→ **Work to complete**
Skip the pictures and repeat each line of the data exactly.

══ Source excerpt

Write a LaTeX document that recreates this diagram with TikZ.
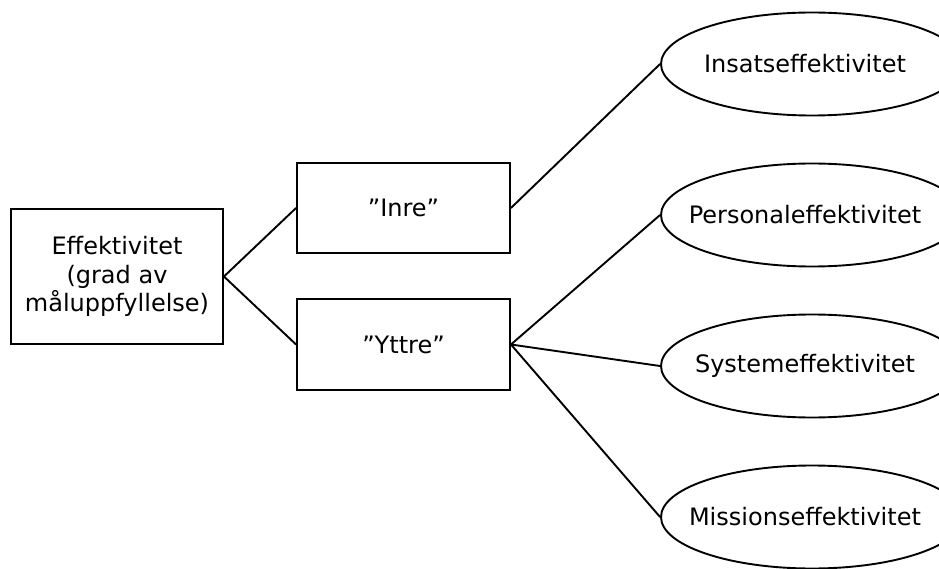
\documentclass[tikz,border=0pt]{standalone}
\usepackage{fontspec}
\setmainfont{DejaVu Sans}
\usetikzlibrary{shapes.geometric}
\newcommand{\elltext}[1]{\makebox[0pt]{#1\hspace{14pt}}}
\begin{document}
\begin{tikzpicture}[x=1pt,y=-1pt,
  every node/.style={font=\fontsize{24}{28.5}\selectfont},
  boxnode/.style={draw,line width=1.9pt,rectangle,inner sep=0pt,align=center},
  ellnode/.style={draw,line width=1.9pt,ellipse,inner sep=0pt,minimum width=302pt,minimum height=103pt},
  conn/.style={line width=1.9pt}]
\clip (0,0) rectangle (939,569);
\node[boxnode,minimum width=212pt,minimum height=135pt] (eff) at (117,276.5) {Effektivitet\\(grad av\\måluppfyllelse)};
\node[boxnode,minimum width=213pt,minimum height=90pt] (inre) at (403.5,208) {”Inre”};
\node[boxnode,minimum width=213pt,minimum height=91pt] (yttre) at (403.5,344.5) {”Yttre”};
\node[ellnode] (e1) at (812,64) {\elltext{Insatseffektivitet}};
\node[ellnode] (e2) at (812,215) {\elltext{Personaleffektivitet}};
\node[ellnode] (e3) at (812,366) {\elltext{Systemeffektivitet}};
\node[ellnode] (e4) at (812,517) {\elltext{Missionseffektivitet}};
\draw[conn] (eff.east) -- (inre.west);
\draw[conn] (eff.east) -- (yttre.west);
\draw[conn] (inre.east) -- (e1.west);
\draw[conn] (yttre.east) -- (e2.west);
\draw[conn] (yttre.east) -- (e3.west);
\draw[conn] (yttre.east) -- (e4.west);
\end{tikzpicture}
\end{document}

════

→ **Response to this exercise**
Write a LaTeX document that recreates this diagram with TikZ.
\documentclass[tikz,border=0pt]{standalone}
\usepackage{fontspec}
\setmainfont{DejaVu Sans}
\usetikzlibrary{shapes.geometric}
\newcommand{\elltext}[1]{\makebox[0pt]{#1\hspace{14pt}}}
\begin{document}
\begin{tikzpicture}[x=1pt,y=-1pt,
  every node/.style={font=\fontsize{24}{28.5}\selectfont},
  boxnode/.style={draw,line width=1.9pt,rectangle,inner sep=0pt,align=center},
  ellnode/.style={draw,line width=1.9pt,ellipse,inner sep=0pt,minimum width=302pt,minimum height=103pt},
  conn/.style={line width=1.9pt}]
\clip (0,0) rectangle (939,569);
\node[boxnode,minimum width=212pt,minimum height=135pt] (eff) at (117,276.5) {Effektivitet\\(grad av\\måluppfyllelse)};
\node[boxnode,minimum width=213pt,minimum height=90pt] (inre) at (403.5,208) {”Inre”};
\node[boxnode,minimum width=213pt,minimum height=91pt] (yttre) at (403.5,344.5) {”Yttre”};
\node[ellnode] (e1) at (812,64) {\elltext{Insatseffektivitet}};
\node[ellnode] (e2) at (812,215) {\elltext{Personaleffektivitet}};
\node[ellnode] (e3) at (812,366) {\elltext{Systemeffektivitet}};
\node[ellnode] (e4) at (812,517) {\elltext{Missionseffektivitet}};
\draw[conn] (eff.east) -- (inre.west);
\draw[conn] (eff.east) -- (yttre.west);
\draw[conn] (inre.east) -- (e1.west);
\draw[conn] (yttre.east) -- (e2.west);
\draw[conn] (yttre.east) -- (e3.west);
\draw[conn] (yttre.east) -- (e4.west);
\end{tikzpicture}
\end{document}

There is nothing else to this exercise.